Item Retention Improvements to Dropsort, a Lossy Sorting Algorithm

摘要

This paper presents the Dropsort algorithm and suggests improvements. Dropsort is a simple comparison sorting algorithm that performs in θ(n) time by simply removing those elements that are not already in the correct order. Because of this, it is not a true sorting algorithm as the output does not contain all the elements of the input. In other words it is a lossy "sorting algorithm" that performs far more quickly than true sorting algorithms. Much of the original data is lost when using this algorithm unless the numbers to sort are in a mostly ordered format already. If more than a few elements are far from their correct position nearly all of the elements are removed. Two major improvements are proposed that greatly broaden the applicability of the Dropsort algorithm. In the first improvement, a concept of recent memory is added to the algorithm.

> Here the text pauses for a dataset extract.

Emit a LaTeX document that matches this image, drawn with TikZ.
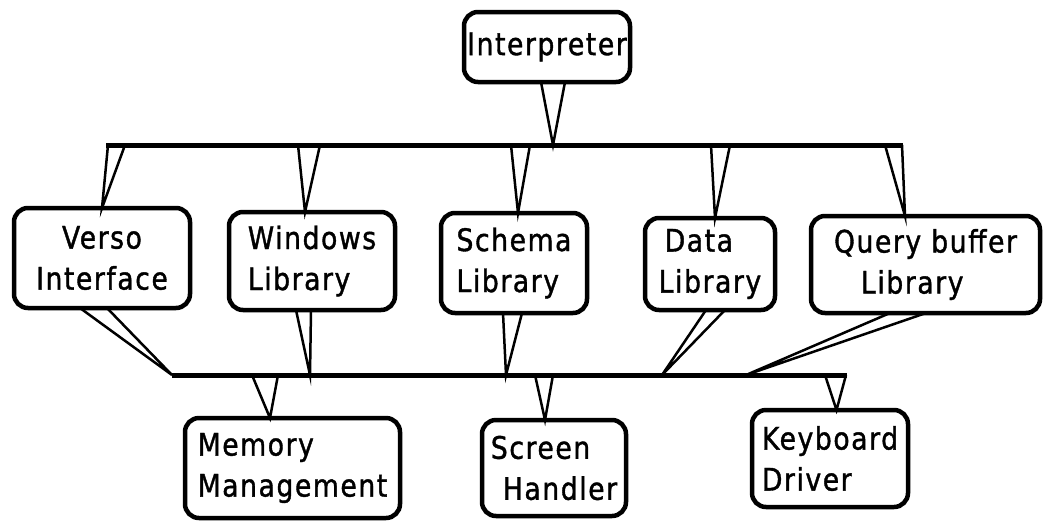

For example, if several elements are consecutively dropped, the preceding element is assumed to be far from ordered and is removed instead. This is shown to increase the usefulness of Dropsort by increasing the number of retained elements. With a specific type of introduced error, 10,000% more of the original elements are retained over standard Dropsort. In the second improvement, each element is compared to not only determine if it is in sorted order, but if the next element is in order as well. Only if both elements are in order is the item kept. It is important to note that neither of these suggested improvements greatly increase the complexity or execution time of the Dropsort algorithm. Finally, the applications and limitations of these improvements and Dropsort in general are explored. This improved algorithm has many applications to very quickly sort large data sets when specific elements are not as important as the assurance that the list is sorted. This could be the case when a sorted list is critical but the source providing the pre-sorted input is not trustworthy. Also, applications in fields with large data sets and where speed is of utmost importance are discussed.